_Short task_. Transcribe the whole listing without a single picture.

_Material provided_.

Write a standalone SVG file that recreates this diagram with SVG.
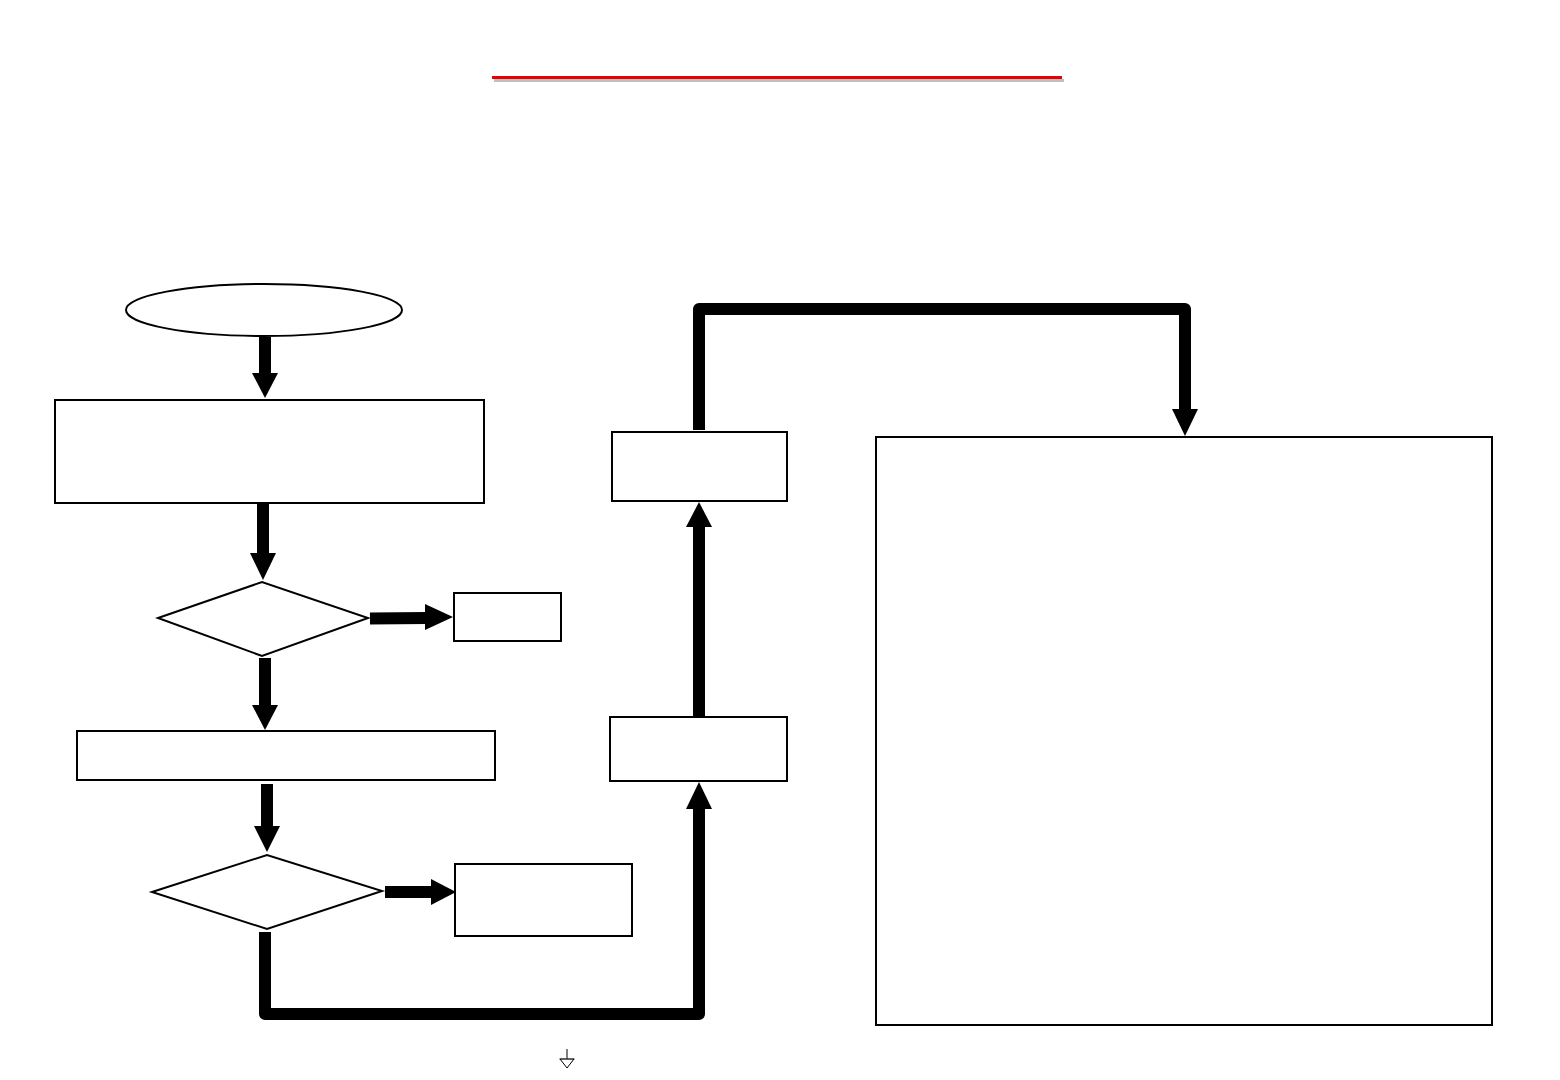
<svg xmlns="http://www.w3.org/2000/svg" width="1560" height="1080" viewBox="0 0 1560 1080">
<style>
.n{fill:#fff;stroke:#000;stroke-width:2}
.c{fill:none;stroke:#000;stroke-width:12;stroke-linejoin:round;stroke-linecap:butt}
.h{fill:#000}
</style>
<rect width="1560" height="1080" fill="#fff"/>
<g id="title">
<rect x="494" y="79" width="570" height="3" fill="#bfbfbf"/>
<rect x="492" y="76" width="570" height="3" fill="#e60000"/>
</g>
<g id="start"><ellipse class="n" cx="264" cy="310" rx="138" ry="26"/></g>
<g id="box1"><rect class="n" x="55" y="400" width="429" height="103"/></g>
<g id="dec1"><polygon class="n" points="158,618 262,582 368,618 262,656"/></g>
<g id="out1"><rect class="n" x="454" y="593" width="107" height="48"/></g>
<g id="box2"><rect class="n" x="77" y="731" width="418" height="49"/></g>
<g id="dec2"><polygon class="n" points="152,892 267,855 382,891 267,929"/></g>
<g id="out2"><rect class="n" x="455" y="864" width="177" height="72"/></g>
<g id="box4"><rect class="n" x="610" y="717" width="177" height="64"/></g>
<g id="box5"><rect class="n" x="612" y="432" width="175" height="69"/></g>
<g id="big"><rect class="n" x="876" y="437" width="616" height="588"/></g>
<g id="connectors">
<line class="c" x1="265" y1="337" x2="265" y2="374"/>
<polygon class="h" points="252,373 278,373 265,398"/>
<line class="c" x1="263" y1="503" x2="263" y2="554"/>
<polygon class="h" points="250,553 276,553 263,580"/>
<line class="c" x1="370" y1="618.5" x2="427" y2="618"/>
<polygon class="h" points="425,604 453,617 425,630"/>
<line class="c" x1="265" y1="658" x2="265" y2="706"/>
<polygon class="h" points="252,705 278,705 265,730"/>
<line class="c" x1="267" y1="784" x2="267" y2="827"/>
<polygon class="h" points="254,826 280,826 267,852"/>
<line class="c" x1="385" y1="892" x2="433" y2="892"/>
<polygon class="h" points="431,879 456,892 431,905"/>
<path class="c" d="M265,932 V1014 H699 V808"/>
<polygon class="h" points="686,809 712,809 699,782"/>
<line class="c" x1="699" y1="716" x2="699" y2="526"/>
<polygon class="h" points="686,527 712,527 699,502"/>
<path class="c" d="M699,430 V309 H1185 V410"/>
<polygon class="h" points="1172,409 1198,409 1185,436"/>
</g>
<g id="symbol" stroke="#000" stroke-width="1" fill="none">
<line x1="567" y1="1049" x2="567" y2="1059"/>
<line x1="559" y1="1059" x2="575" y2="1059" stroke="#888"/>
<polygon points="560,1059 574,1059 567,1068"/>
</g>
</svg>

_Written answer_.
Write a standalone SVG file that recreates this diagram with SVG.
<svg xmlns="http://www.w3.org/2000/svg" width="1560" height="1080" viewBox="0 0 1560 1080">
<style>
.n{fill:#fff;stroke:#000;stroke-width:2}
.c{fill:none;stroke:#000;stroke-width:12;stroke-linejoin:round;stroke-linecap:butt}
.h{fill:#000}
</style>
<rect width="1560" height="1080" fill="#fff"/>
<g id="title">
<rect x="494" y="79" width="570" height="3" fill="#bfbfbf"/>
<rect x="492" y="76" width="570" height="3" fill="#e60000"/>
</g>
<g id="start"><ellipse class="n" cx="264" cy="310" rx="138" ry="26"/></g>
<g id="box1"><rect class="n" x="55" y="400" width="429" height="103"/></g>
<g id="dec1"><polygon class="n" points="158,618 262,582 368,618 262,656"/></g>
<g id="out1"><rect class="n" x="454" y="593" width="107" height="48"/></g>
<g id="box2"><rect class="n" x="77" y="731" width="418" height="49"/></g>
<g id="dec2"><polygon class="n" points="152,892 267,855 382,891 267,929"/></g>
<g id="out2"><rect class="n" x="455" y="864" width="177" height="72"/></g>
<g id="box4"><rect class="n" x="610" y="717" width="177" height="64"/></g>
<g id="box5"><rect class="n" x="612" y="432" width="175" height="69"/></g>
<g id="big"><rect class="n" x="876" y="437" width="616" height="588"/></g>
<g id="connectors">
<line class="c" x1="265" y1="337" x2="265" y2="374"/>
<polygon class="h" points="252,373 278,373 265,398"/>
<line class="c" x1="263" y1="503" x2="263" y2="554"/>
<polygon class="h" points="250,553 276,553 263,580"/>
<line class="c" x1="370" y1="618.5" x2="427" y2="618"/>
<polygon class="h" points="425,604 453,617 425,630"/>
<line class="c" x1="265" y1="658" x2="265" y2="706"/>
<polygon class="h" points="252,705 278,705 265,730"/>
<line class="c" x1="267" y1="784" x2="267" y2="827"/>
<polygon class="h" points="254,826 280,826 267,852"/>
<line class="c" x1="385" y1="892" x2="433" y2="892"/>
<polygon class="h" points="431,879 456,892 431,905"/>
<path class="c" d="M265,932 V1014 H699 V808"/>
<polygon class="h" points="686,809 712,809 699,782"/>
<line class="c" x1="699" y1="716" x2="699" y2="526"/>
<polygon class="h" points="686,527 712,527 699,502"/>
<path class="c" d="M699,430 V309 H1185 V410"/>
<polygon class="h" points="1172,409 1198,409 1185,436"/>
</g>
<g id="symbol" stroke="#000" stroke-width="1" fill="none">
<line x1="567" y1="1049" x2="567" y2="1059"/>
<line x1="559" y1="1059" x2="575" y2="1059" stroke="#888"/>
<polygon points="560,1059 574,1059 567,1068"/>
</g>
</svg>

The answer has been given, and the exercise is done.